During the month of February, The Atlanta Journal-Constitution will publish a daily feature highlighting African American contributions to our state and nation. This is the fifth year of the AJC Sepia Black History Month series. In addition to the daily feature, the AJC also will publish deeper examinations of contemporary African American life each Sunday.
Bartow County has a rich history, and according to Georgia Supreme Court Justice Robert Benham the contributions made by its African American residents were overlooked for decades.
Benham, a Bartow resident who was the first African American justice, appointed to the state’s high court in 1989, approached Bartow County Commissioner Steve Taylor and members of the Cartersville-Bartow Chamber of Commerce to lobby for the preservation of black history in this northwest Georgia county.
The efforts undertaken by Benham and other like-minded history preservationists led to the county establishing an African American Heritage Trail, which features 19 sites that are important components of black life in Bartow County.
Some of the most prominent places are the former George Washington Carver Park (now known as Bartow Carver Park), a segregated park on Lake Allatoona known as The Beach by black residents; Black Pioneers Cemetery, a one-acre burial ground for enslaved people and African American residents; the Noble Hill-Wheeler Memorial Center, the first Rosenwald school built for black students in northwest Georgia; and the Kingston grave site of Melvina “Mattie” Shields, an ancestor of former first lady Michelle Obama.
Benham said his idea was met with interest among the county’s movers and shakers.
“There has been enthusiastic support along the way,” he said. “I think people in the Chamber wanted to be able to showcase a complete picture of the county.”
Sherri Henshaw, who works in the county’s community development department, spearheaded the project on the government’s side. Henshaw collaborated with the Etowah Valley Historical Society and Bartow History Museum to collect information needed for a brochure.
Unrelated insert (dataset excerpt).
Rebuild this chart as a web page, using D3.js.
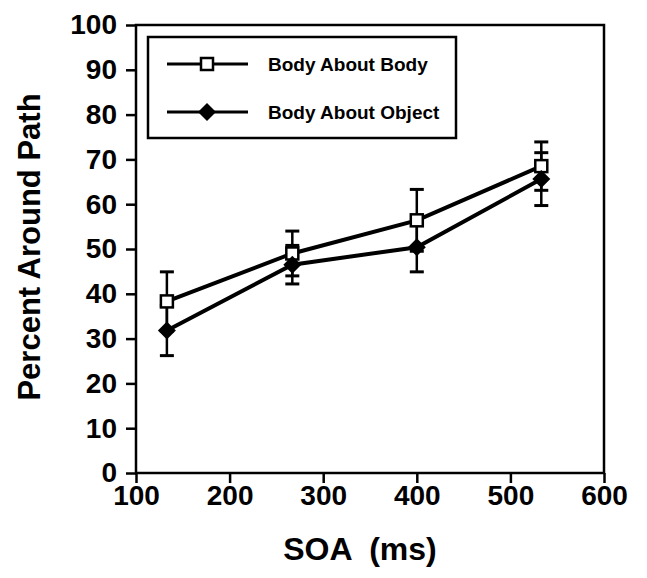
<!DOCTYPE html>
<html><head><meta charset="utf-8">
<script src="https://cdn.jsdelivr.net/npm/d3@7"></script>
<style>body{margin:0;background:#fff}svg{display:block}text{font-family:"Liberation Sans",Arial,sans-serif;font-weight:bold;fill:#000}</style>
</head><body><svg id="c" width="647" height="578"></svg>
<script>
const soa = [133, 267, 400, 533];
const bodyAboutBody = [38.3, 49, 56.4, 68.5];
const bodyAboutBodyErr = [6.6, 5, 6.9, 5.4];
const bodyAboutObject = [31.8, 46.5, 50.4, 65.6];
const bodyAboutObjectErr = [5.6, 4.3, 5.5, 5.9];
const xTicks = [100, 200, 300, 400, 500, 600];
const yTicks = [0, 10, 20, 30, 40, 50, 60, 70, 80, 90, 100];
const seriesNames = ["Body About Body", "Body About Object"];

const svg = d3.select("#c");
const L = 136, R = 604, T = 25, B = 473;
const x = d3.scaleLinear().domain([100, 600]).range([L, R]);
const y = d3.scaleLinear().domain([0, 100]).range([B, T]);

svg.append("rect").attr("x", L).attr("y", T).attr("width", R - L).attr("height", B - T)
  .attr("fill", "none").attr("stroke", "#000").attr("stroke-width", 2.5);

const yAxis = svg.append("g").attr("transform", `translate(${L},0)`)
  .call(d3.axisLeft(y).tickValues(yTicks).tickSize(10).tickPadding(9));
const xAxis = svg.append("g").attr("transform", `translate(0,${B})`)
  .call(d3.axisBottom(x).tickValues(xTicks).tickSize(10).tickPadding(2));
[yAxis, xAxis].forEach(a => {
  a.select(".domain").remove();
  a.selectAll(".tick line").attr("stroke", "#000").attr("stroke-width", 2.5);
  a.selectAll(".tick text").attr("font-size", 28).attr("font-family", '"Liberation Sans",Arial,sans-serif').attr("font-weight", "bold").attr("fill", "#000");
});

svg.append("text").attr("x", 360).attr("y", 560).attr("text-anchor", "middle")
  .attr("font-size", 32).attr("xml:space", "preserve").text("SOA  (ms)");
svg.append("text").attr("transform", "translate(40,247) rotate(-90)").attr("text-anchor", "middle")
  .attr("font-size", 31).text("Percent Around Path");

const line = d3.line().x((d, i) => x(soa[i])).y(d => y(d));
const series = [
  {v: bodyAboutBody, e: bodyAboutBodyErr, type: "square"},
  {v: bodyAboutObject, e: bodyAboutObjectErr, type: "diamond"}
];
series.forEach(s => {
  const g = svg.append("g");
  s.v.forEach((v, i) => {
    const cx = x(soa[i]);
    g.append("line").attr("x1", cx).attr("x2", cx).attr("y1", y(v - s.e[i])).attr("y2", y(v + s.e[i]))
      .attr("stroke", "#000").attr("stroke-width", 2.5);
    [v - s.e[i], v + s.e[i]].forEach(ev => {
      g.append("line").attr("x1", cx - 7).attr("x2", cx + 7).attr("y1", y(ev)).attr("y2", y(ev))
        .attr("stroke", "#000").attr("stroke-width", 3);
    });
  });
});
series.forEach(s => {
  svg.append("path").attr("d", line(s.v)).attr("fill", "none").attr("stroke", "#000").attr("stroke-width", 4);
});
function marker(g, type, cx, cy) {
  if (type === "square") {
    g.append("rect").attr("x", cx - 6).attr("y", cy - 6).attr("width", 12).attr("height", 12)
      .attr("fill", "#fff").attr("stroke", "#000").attr("stroke-width", 2.5);
  } else {
    g.append("path").attr("d", `M${cx},${cy - 9}L${cx + 9},${cy}L${cx},${cy + 9}L${cx - 9},${cy}Z`).attr("fill", "#000");
  }
}
series.forEach(s => {
  const g = svg.append("g");
  s.v.forEach((v, i) => marker(g, s.type, x(soa[i]), y(v)));
});

const lg = svg.append("g");
lg.append("rect").attr("x", 148).attr("y", 37).attr("width", 308).attr("height", 101)
  .attr("fill", "#fff").attr("stroke", "#000").attr("stroke-width", 2.5);
series.forEach((s, i) => {
  const ly = 64 + i * 48;
  lg.append("line").attr("x1", 167).attr("x2", 248).attr("y1", ly).attr("y2", ly).attr("stroke", "#000").attr("stroke-width", 3);
  marker(lg, s.type, 207, ly);
  lg.append("text").attr("x", 268).attr("y", ly + 7).attr("font-size", 19).text(seriesNames[i]);
});
</script></body></html>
The brochure, which is housed online by the Emory Center for Digital Scholarship via a Georgia Humanities Grant, contains not only details about historic black sites, but also information about segregation and black entrepreneurship, businesses, grocery stores, restaurants and property owners.
Henshaw said documenting information about sites on the trail has forced the community to have difficult conversations about black history in Bartow County.
“It’s been a topic of conversation that people have become quite proud of,” she added.
The Noble Hill-Wheeler Memorial Center is perhaps the most well-known effort in Bartow County to preserve a part of black history. The Noble Hill School, in the county’s Cassville community, opened in 1924 for the county’s black students. Noble Hill was one of about 5,000 Rosenwald schools built for black students across the rural South with a fund established by philanthropist Julius Rosenwald, a founder of the Sears Roebuck department store company.
The school closed in 1955 when Bartow County schools consolidated Noble Hill and its other black schools to form Bartow County Elementary School, according to its website.
Noble Hill stood vacant and unused for more than two decades. In the early 1980s, Dr. Susie Wheeler, an early graduate of the school and educator, launched a five-year campaign to preserve the school and transform it into a heritage museum. The school was placed on the National Register of Historic Places in July 1987 and was restored in 1989, according to the online brochure created for the trail.
The Rev. Louise Young Harris, president of the Noble Hill-Wheeler Memorial Center’s board of directors, said the former school now serves as a museum that documents the education history and culture of Bartow County’s African-American residents. It also hosts visits from authors, other special events and regular programs throughout the year.
Harris said the center is a “beacon” in the community and is one of the few Rosenwald schools that are still standing.
“It was built for black children, but it’s now a center for all individuals to come and take part and be a part of what the center is all about,” she said. “It’s such a vital part of the community and has so much history.”
Benham said the African-American Heritage Trail bucks the trend of history routinely neglecting or erasing black contributions. An appreciation of history, the justice said, involves acknowledging the contributions of all people.
“You never get a complete picture, but at least we want to highlight some of the significant contributions of what we feel is a very diverse community,” Benham said.